The bill has little chance of passing the Senate and no chance of being signed into law. Still, the action by the House is appalling. The majority seems more than willing to sacrifice clean water and wildlife in order to please their corporate contributors.
Perhaps the most distressing part of this is the lip service these Congressmen pay to “the sportsman.” Of the 262 who voted and/or cosponsored this bill, 198 are members of the Congressional Sportsmen’s Caucus. That’s the group that claims “to protect and advance the interests of sportsmen and women through policies that address sportsmen’s conservation issues such as hunting, recreational angling and shooting and trapping.”

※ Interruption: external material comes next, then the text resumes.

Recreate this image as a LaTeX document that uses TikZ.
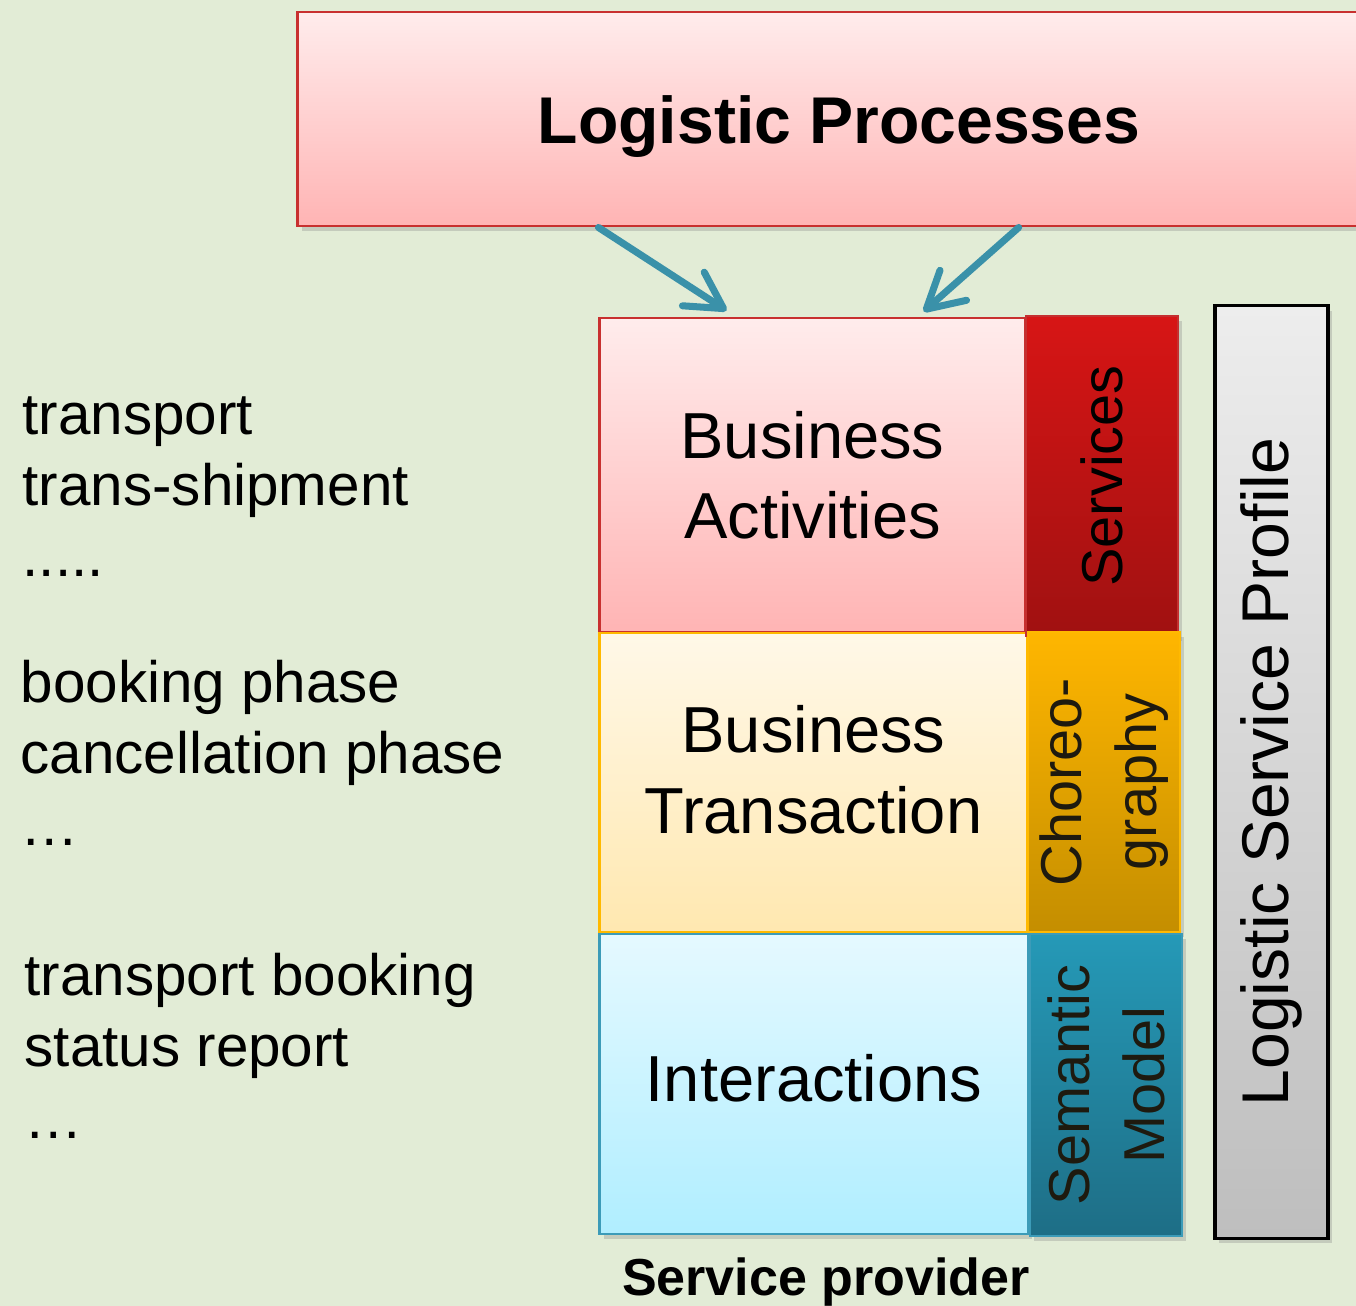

I’m an avid waterfowler, so the future of the prairie potholes concerns me. I’m an avid pheasant hunter, so the winter cover those potholes provide is a matter of some interest to me as well. I like to fish for trout in the high country, which means I’m a supporter of good water quality in the West. One of these days, I hope to get over toward the coast and wet a fly for steelhead, so I like to think those rivers will be clear and full of fish when I get there. In short, I’m a sportsman, so I care about clean water. Nor do I think I’m alone in this concern— tens of millions of other hunters and anglers recognize that we can’t have wildlife without water. It’s an ecological fact that even the members of the Congressional Sportsmen’s Caucus ought to be able to understand.
We’ve tried cleaning up our streams and protecting our wetlands state by state— it doesn’t work. The quality of our water affects us all; it’s a national issue and it requires a national solution.

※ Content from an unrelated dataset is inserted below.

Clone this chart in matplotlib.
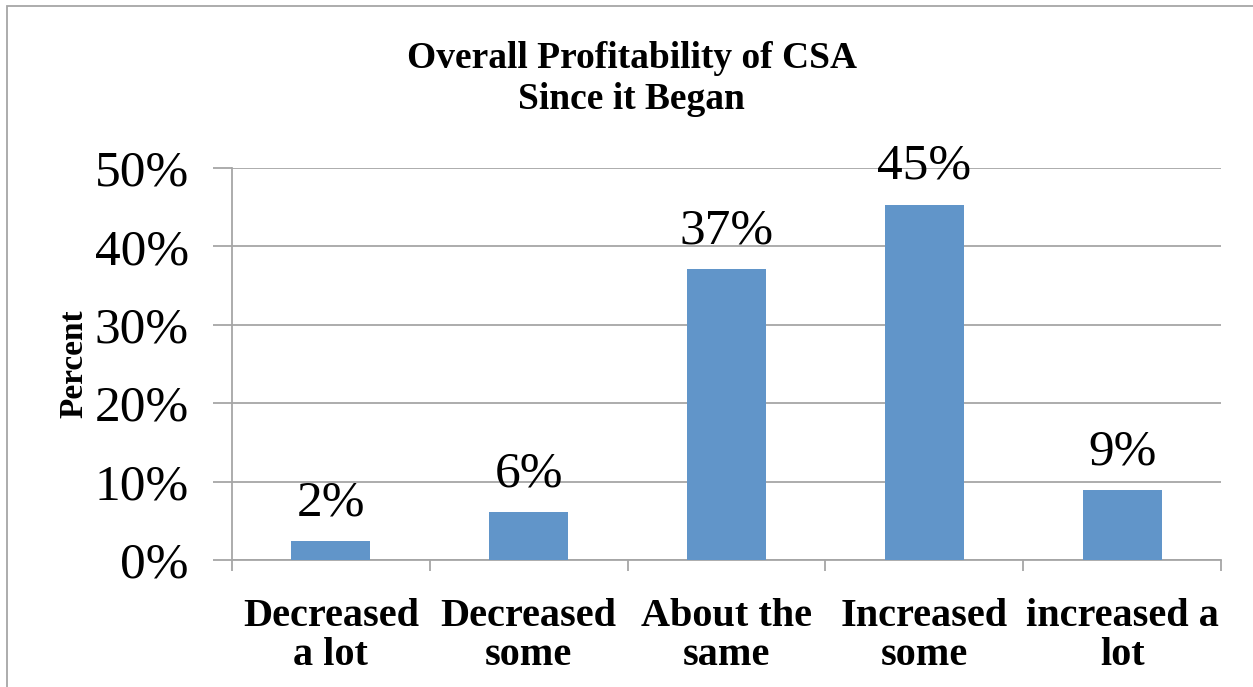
import numpy as np
import matplotlib.pyplot as plt
from matplotlib.patches import Rectangle
from matplotlib.ticker import PercentFormatter

categories = ['Decreased\na lot', 'Decreased\nsome', 'About the\nsame',
              'Increased\nsome', 'increased a\nlot']
values = [2.4, 6.1, 37.1, 45.3, 8.9]
labels = ['2%', '6%', '37%', '45%', '9%']

plt.rcParams['font.family'] = ['Liberation Serif', 'DejaVu Serif']
grey = '#a6a6a6'

fig = plt.figure(figsize=(12.53, 6.87), dpi=100)
ax = fig.add_axes([232 / 1253, 1 - 560 / 687, 989 / 1253, 392 / 687])

x = np.arange(len(categories))
ax.bar(x, values, width=0.4, color='#6195c9', zorder=3)
for xi, v, lab in zip(x, values, labels):
    ax.text(xi, v + 1.9, lab, ha='center', va='bottom', fontsize=37, zorder=4)

ax.set_xlim(-0.5, len(categories) - 0.5)
ax.set_ylim(0, 50)
ax.set_yticks(np.arange(0, 51, 10))
ax.yaxis.set_major_formatter(PercentFormatter(decimals=0))
ax.grid(axis='y', color=grey, linewidth=1.3, zorder=0)

ax.set_xticks(x)
ax.set_xticklabels(categories, fontsize=29, fontweight='bold', linespacing=1.1)
ax.set_xticks(np.arange(-0.5, len(categories)), minor=True)
ax.tick_params(axis='x', which='major', length=0, pad=27)
ax.tick_params(axis='x', which='minor', length=8, color=grey, width=1.3)
ax.tick_params(axis='y', length=14, color=grey, width=1.3, labelsize=37, pad=17)

for s in ['top', 'right']:
    ax.spines[s].set_visible(False)
for s in ['left', 'bottom']:
    ax.spines[s].set_color(grey)
    ax.spines[s].set_linewidth(1.3)

ax.set_ylabel('Percent', fontsize=24, fontweight='bold', labelpad=4)

fig.text(0.504, 1 - 79 / 687, 'Overall Profitability of CSA\nSince it Began',
         ha='center', va='center', fontsize=27, fontweight='bold', linespacing=1.25)

fig.patches.append(Rectangle((7 / 1253, -0.1), 1.2, 1.1 - 6 / 687,
                             transform=fig.transFigure, fill=False,
                             edgecolor=grey, linewidth=1.3))

fig.savefig('out.png')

If you happen to live in Connecticut, Delaware, Hawaii, Maine, or Vermont, your representative didn’t vote for the “Waters of the United States Regulatory Overreach Act.” If you live anywhere else, there’s a chance he or she did. If you live in Texas, Georgia, Louisiana, Michigan, North Carolina, Oklahoma, the chances are pretty good, and if you live in Utah, Wyoming, North or South Dakota, it’s a certainty.
The next time that glad-handing politician slaps you on the back and tells you what a dyed-in-the-wool nimrod he is, how many mallards he shot last year, how many bass he caught, ask him how he voted on this one.
It takes more than a gun or a fishing pole to make a sportsman.